Biology welcomes new Associate Professor Tutorial Fellows
The Department welcome 3 new people in their capacity as Associate Professor Tutorial Fellows. Read more about them and their work below.
Associate Professor in Molecular Plant Sciences, Tutorial Fellow at Somerville College
Emily joins from the Department of Chemistry where she is currently a Senior Research Fellow. She leads a research group investigating enzymes involved in stress-sensing, with a particular focus on oxygen-sensing enzymes in plants and their role in flood tolerance. Previously, Emily conducted postdoctoral research looking at the kinetic and mechanistic properties of oxygen-sensing enzymes in humans. She gained her BSc in Biochemistry at the University of Southampton and her DPhil in the Department of Cardiovascular Medicine in Oxford.
Emily’s research in the Department of Biology will use a molecular approach to understand the structural and functional properties of enzymes involved in plant stress responses. This understanding will enable targeted manipulation of the activity of these enzymes. By correlating biochemical and biological studies, Emily will be able to identify and implement interventions that can improve plant stress tolerance. Ultimately, she hopes this will help reduce crop losses as a result of climate change.
Associate Professor in Infectious Disease & Tutorial Fellow at Brasenose College
Katrina joins the Department from the Nuffield Department of Medicine at the University of Oxford, and will continue her Sir Henry Dale Fellowship with us, which she started in 2015 here in the Department of Zoology. Katrina is also a member of Oxford University’s Big Data Institute, to which she will retain an affiliation after joining us.
Katrina’s interest is in the ecology and evolution of viral infections, such as HIV and SARS-Cov-2, and she is currently the Genetics Lead of ONS Covid Infection Survey. More specifically, she is interested in evolutionary and ecological processes operating at different ecological scales (e.g. within- and between-host), to assess the impact this integration of scales has on our understanding of the evolution and epidemiology of infectious disease.

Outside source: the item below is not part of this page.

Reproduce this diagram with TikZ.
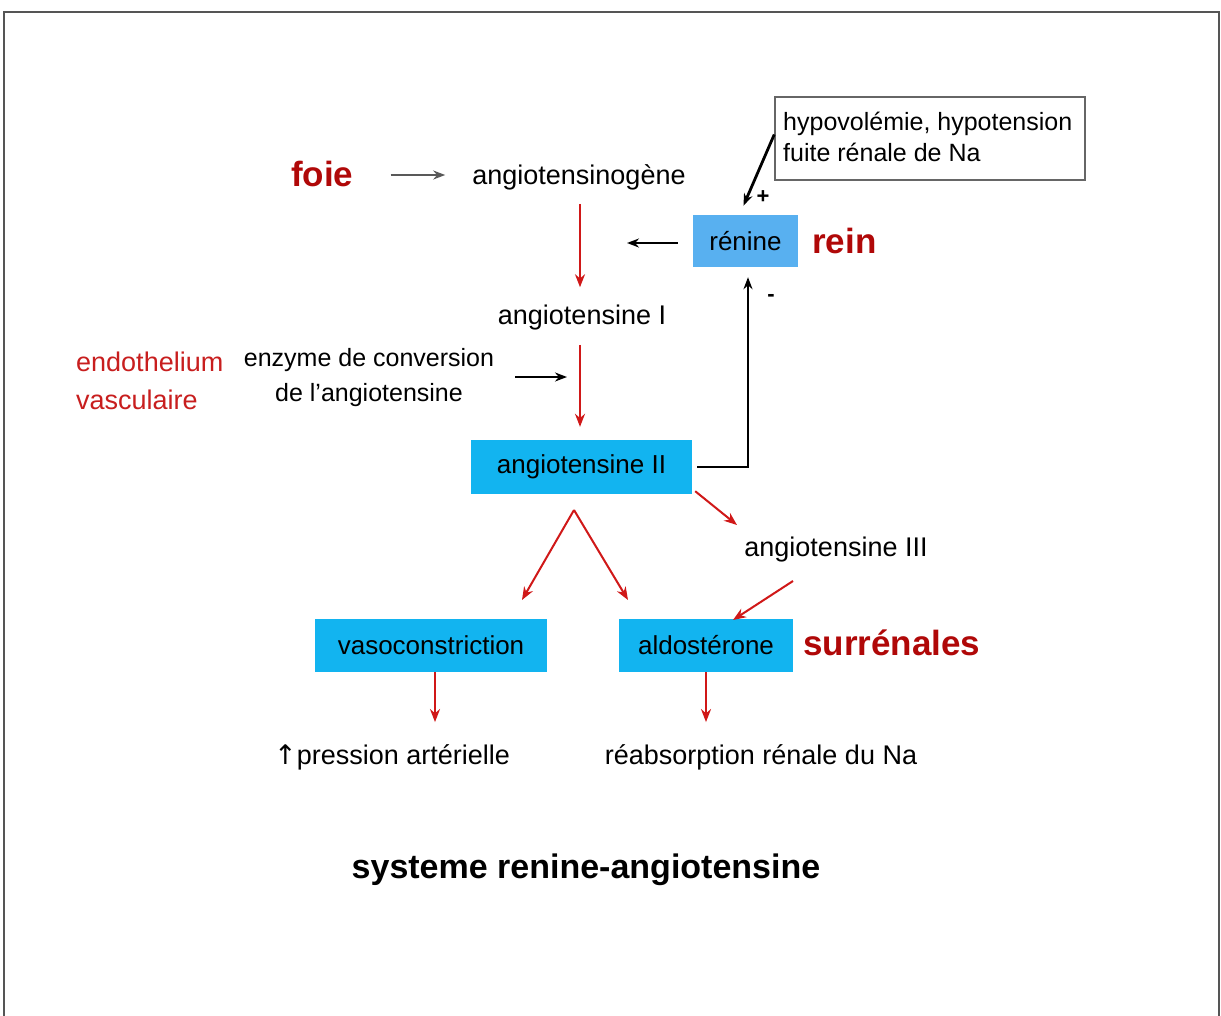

Associate Professor in Cell and Molecular Plant Biology & Tutorial Fellow at Worcester College
Ronelle is a current member of the Department and will continue her Royal Society University Research Fellowship with us which she started in 2020. The focus of Ronelle’s group is to obtain a mechanistic understanding of the cross-talk that exist between plants and beneficial arbuscular mycorrhizal (AM) fungi. Her research is important for sustainable food security as AM symbiosis enhances crop productivity while minimising the reliance on chemical inputs.
During her post-doctoral research at University of Cambridge, Ronelle discovered membrane bound nanoparticles, called extracellular vesicles, accumulate at intracellular plant and fungal symbiotic interfaces. In animals, extracellular vesicles mediate cell-cell communication, yet in plants, their function remains less well understood. Ronelle’s group uses molecular and cell biology approaches to identify cargoes of extracellular vesicles, to understand their biogenesis and spatio-temporal dynamics and to determine the role of extracellular vesicles in modulating the AM symbiosis.